Bulky yarn knits up so fast! I started this on Thursday night.
It’s already done! I think the longest part of this project was waiting for the yarn to dry after blocking. That did take longer than I’m used to. I think it will fit perfectly under my coats. Most of my coats have a v-neck so this will be nice on a chilly day. The cowl is so soft and warm. I’m going to see if I have enough left to make the body of the hat I was admiring, Capucine.
This week I have put the button-band on my Rocio Cardigan! Now I just need to weave in the ends, sew buttons on and block! If I’m good that will get done this weekend.
I also started a Bandana Cowl last night. I haven’t worked with bulky yarn in years and I almost finished it! There are only seven rows left. This bulky yarn knits up so much faster than the lace on my cardigan.
It even looks like I’ll have a considerable amount of yarn left over. I think I’ll try to make the Capucine hat out of the rest of the ball. I would definitely need a separate yarn for the tassels but I think I might be able to finish the body of the hat with the remnants. The one thing I’m not liking about this yarn is that it sheds. I am currently covered in white hairs. I’m hoping that after a wash that will settle down.
I have this gorgeous bulky handspun yarn in my stash.
It is a wonderfully squishy blend of corridale wool, mohair and alpaca. It is so soft it deserves to be made into something that sits next to the skin. Annoyingly I don’t have more of it because by my estimation there is only about 200m of bulky yarn. I’ve decided it needs to be a hat or a cowl and these are my current favorite patterns to use.
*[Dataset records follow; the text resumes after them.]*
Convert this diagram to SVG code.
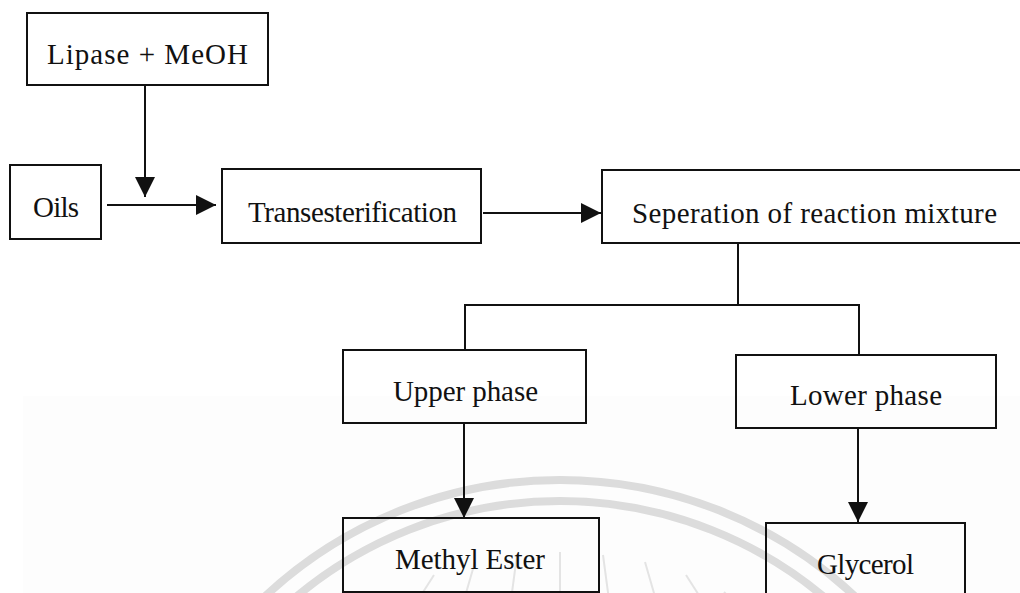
<svg xmlns="http://www.w3.org/2000/svg" width="1020" height="593" viewBox="0 0 1020 593">
<style>
.box{fill:none;stroke:#111;stroke-width:2}
.lbl{font-family:"Liberation Serif","Times New Roman",serif;font-size:29px;fill:#111}
.ln{fill:none;stroke:#111;stroke-width:2}
.wm{fill:none;stroke:#dcdcdc;stroke-width:8}
.ray{stroke:#e4e4e4;stroke-width:2}
</style>
<defs>
<marker id="ah" markerUnits="userSpaceOnUse" markerWidth="20" markerHeight="20" viewBox="0 0 18 18" refX="18" refY="9" orient="auto">
<path d="M0,0 L18,9 L0,18 Z" fill="#111"/>
</marker>
</defs>
<rect x="0" y="0" width="1020" height="593" fill="#fff"/>
<rect x="23" y="396" width="997" height="197" fill="#fdfdfd"/>
<g id="watermark">
<circle class="wm" cx="560" cy="912" r="432"/>
<circle class="wm" cx="560" cy="912" r="411"/>
<g class="ray">
<line x1="560" y1="552" x2="560" y2="600"/>
<line x1="517" y1="555" x2="511" y2="600"/>
<line x1="603" y1="555" x2="609" y2="600"/>
<line x1="475" y1="562" x2="464" y2="600"/>
<line x1="645" y1="562" x2="656" y2="600"/>
<line x1="434" y1="575" x2="418" y2="600"/>
<line x1="686" y1="575" x2="702" y2="600"/>
<line x1="396" y1="592" x2="388" y2="600"/>
<line x1="724" y1="592" x2="732" y2="600"/>
</g>
</g>
<g id="connectors">
<line class="ln" x1="145" y1="85" x2="145" y2="197" marker-end="url(#ah)"/>
<line class="ln" x1="107" y1="205" x2="216" y2="205" marker-end="url(#ah)"/>
<line class="ln" x1="483" y1="213" x2="601" y2="213" marker-end="url(#ah)"/>
<polyline class="ln" points="738,243 738,305"/>
<polyline class="ln" points="465,350 465,305 859,305 859,355"/>
<line class="ln" x1="464" y1="423" x2="464" y2="518" marker-end="url(#ah)"/>
<line class="ln" x1="858" y1="428" x2="858" y2="522" marker-end="url(#ah)"/>
</g>
<g id="lipase">
<rect class="box" x="27" y="13" width="241" height="72"/>
<text class="lbl" x="47" y="64" textLength="201" lengthAdjust="spacing">Lipase + MeOH</text>
</g>
<g id="oils">
<rect class="box" x="10" y="165" width="91" height="74"/>
<text class="lbl" x="33" y="217" textLength="46" lengthAdjust="spacing">Oils</text>
</g>
<g id="transesterification">
<rect class="box" x="222" y="169" width="259" height="74"/>
<text class="lbl" x="248" y="222" textLength="209" lengthAdjust="spacing">Transesterification</text>
</g>
<g id="separation">
<rect class="box" x="602" y="170" width="430" height="73"/>
<text class="lbl" x="632" y="223" textLength="365" lengthAdjust="spacing">Seperation of reaction mixture</text>
</g>
<g id="upper">
<rect class="box" x="343" y="350" width="243" height="73"/>
<text class="lbl" x="393" y="401" textLength="145" lengthAdjust="spacing">Upper phase</text>
</g>
<g id="lower">
<rect class="box" x="736" y="355" width="260" height="73"/>
<text class="lbl" x="790" y="405" textLength="152" lengthAdjust="spacing">Lower phase</text>
</g>
<g id="methyl">
<rect class="box" x="343" y="518" width="256" height="74"/>
<text class="lbl" x="395" y="569" textLength="150" lengthAdjust="spacing">Methyl Ester</text>
</g>
<g id="glycerol">
<rect class="box" x="766" y="523" width="199" height="80"/>
<text class="lbl" x="817" y="574" textLength="97" lengthAdjust="spacing">Glycerol</text>
</g>
</svg>
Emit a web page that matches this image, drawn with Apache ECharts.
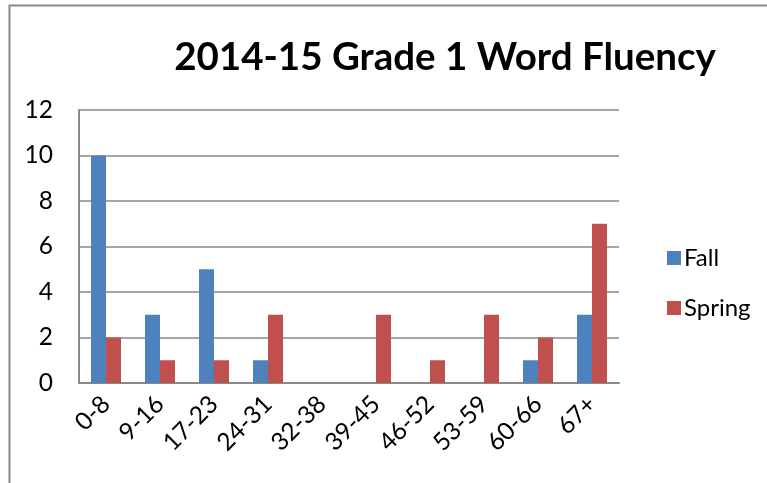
<!DOCTYPE html>
<html><head><meta charset="utf-8">
<script src="https://cdn.jsdelivr.net/npm/echarts@6/dist/echarts.min.js"></script>
<style>html,body{margin:0;padding:0;background:#fff}#c{width:767px;height:483px}</style>
</head><body><div id="c"></div>
<script>
const categories = ['0-8','9-16','17-23','24-31','32-38','39-45','46-52','53-59','60-66','67+'];
const fall = [10,3,5,1,0,0,0,0,1,3];
const spring = [2,1,1,3,0,3,1,3,2,7];
const yTicks = [0,2,4,6,8,10,12];
const FONT = 'Lato';
const chart = echarts.init(document.getElementById('c'));
chart.setOption({
  animation:false,
  textStyle:{fontFamily:FONT},
  graphic:[{type:'rect',shape:{x:9.5,y:5.5,width:800,height:600},style:{fill:'none',stroke:'#888',lineWidth:2}}],
  title:{text:'2014-15 Grade 1 Word Fluency',left:445,top:33,textAlign:'center',
    textStyle:{fontFamily:FONT,fontWeight:'bold',fontSize:38.5,color:'#000'}},
  legend:{orient:'vertical',left:662,top:241,itemWidth:14,itemHeight:14,itemGap:26,icon:'rect',
    textStyle:{fontFamily:FONT,fontSize:24,color:'#000',padding:[0,0,0,-2]},data:['Fall','Spring']},
  grid:{left:79,top:110,width:540,height:273,containLabel:false},
  xAxis:{type:'category',data:categories,
    axisLine:{lineStyle:{color:'#888',width:2}},axisTick:{show:false},
    axisLabel:{rotate:45,fontSize:24.5,color:'#000',fontFamily:FONT,margin:17,interval:0}},
  yAxis:{type:'value',min:0,max:12,interval:2,
    axisLine:{show:true,lineStyle:{color:'#888',width:2}},axisTick:{show:false},
    splitLine:{lineStyle:{color:'#888',width:1.5}},
    axisLabel:{fontSize:24.5,color:'#000',fontFamily:FONT,margin:26,
      formatter:v=>yTicks.includes(v)?String(v):''}},
  series:[
    {name:'Fall',type:'bar',data:fall,barWidth:15,barGap:'0%',itemStyle:{color:'#4F81BD'}},
    {name:'Spring',type:'bar',data:spring,barWidth:15,barGap:'0%',itemStyle:{color:'#C0504D'}}
  ]
}); 
chart.setOption({title:{left:440}});
</script></body></html>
On the hat front I’ve liked Capucine for a while. It looks wonderfully warm and cozy.
This pattern, Through the Woods, caught my eye because of the combination of hat and cowl. I wouldn’t have enough of the handspun to complete it but I would use a contrasting yarn for the ribbing.
Now on to my pure cowl idea, Bandana Cowl. The simple stockinette stitch would allow the thick and thin to really shine.
I’ve really been enjoying this pattern hunt. I don’t normally knit with bulky yarn and I get to see patterns I haven’t seen before. I think I know what will happen with the rest of my day.
I haven’t made too many cardigans. When I do I typically follow the given instructions for any buttonholes but now I face a conundrum. I want to add buttonholes on my Rocio Cardigan. The buttons are small but not tiny and the yarn is reasonably delicate. This rules out the easiest two buttonholes I know: using a yo as a button hole and binding off a few stitches one row and then casting them on the next row. So I did the responsible thing and swatched. I’ve been relying less and less on published patterns so I need to decide what buttonholes I like. There is no time like the present to start finding out what works.
The buttonholes I’m testing are TechKnitter’s tulip buttonhole (the dark purple) and Knitting Daily’s one row buttonhole (the light purple).
Both of these buttonholes are worked over three stitches and both are a good fit for my buttons. I think the one row buttonhole is a bit neater and tighter. The tulip buttonhole uses a crochet hook and is slightly more fiddly. I think when it’s done well it looks better than the one row buttonhole. However, I would need more practice to get it right and I’m happy with how my one row buttonhole looks. So I found out what I will use: the one row buttonhole!
I must say this week I surprised myself with finally knuckling down and getting the second sleeve picked up and started on my Rocio Cardigan.
I’m hoping that now I have the sleeve picked up I can finish it with in a week or so. I’m looking forward to starting my Morticia KAL on October 1st so I want this off the needles before then. I think the main hold up would be deciding on the buttonholes to use. The original has a clasp but I think a few buttons will look better for me. Any suggestions for good buttonholes for small buttons?
I hate picking up stitches. I have such a difficult time making sure that I pick them up in the right ratio to be both even and the correct number of stitches. When I don’t have to worry about getting a certain stitch count I’m fine. For those of you who don’t know my pain this is a tutorial from Knit Picks on picking up stitches.
Right now I’m trying to persuade myself to stop procrastinating and pick up stitches for the second sleeve on my Rocio Cardigan. My gauge is different than the designers so her ratio for picking up stitches won’t work for me. Instead, I mark the halfway point and check to see if I have half the stitches by that point. In other words trial and error. I believe the winning ratio on the first sleeve was 2 stitches per 3 rows with an occasional extra stitch thrown in closer to the top of the sleeve. I’m going to stop typing now and get to work.
I had a productive weekend and look what I did!
It’s hard to take photos of a hat on your head but at least you can see the stitch pattern.
A bit blurry again but you can see the crown decreases.
I think this hat will be perfect. My instructions for this hat were to make it snug with a rolled brim that cover the ears when doubled. The hat is both of those things and sinfully soft as well. I don’t remember seeing my dad with any hair on his head so sinfully soft is a requirement for any hat I make him. I loved the yarn I used for this project. It’s Posh Yarn‘s Martha Sock and I really enjoyed working with it.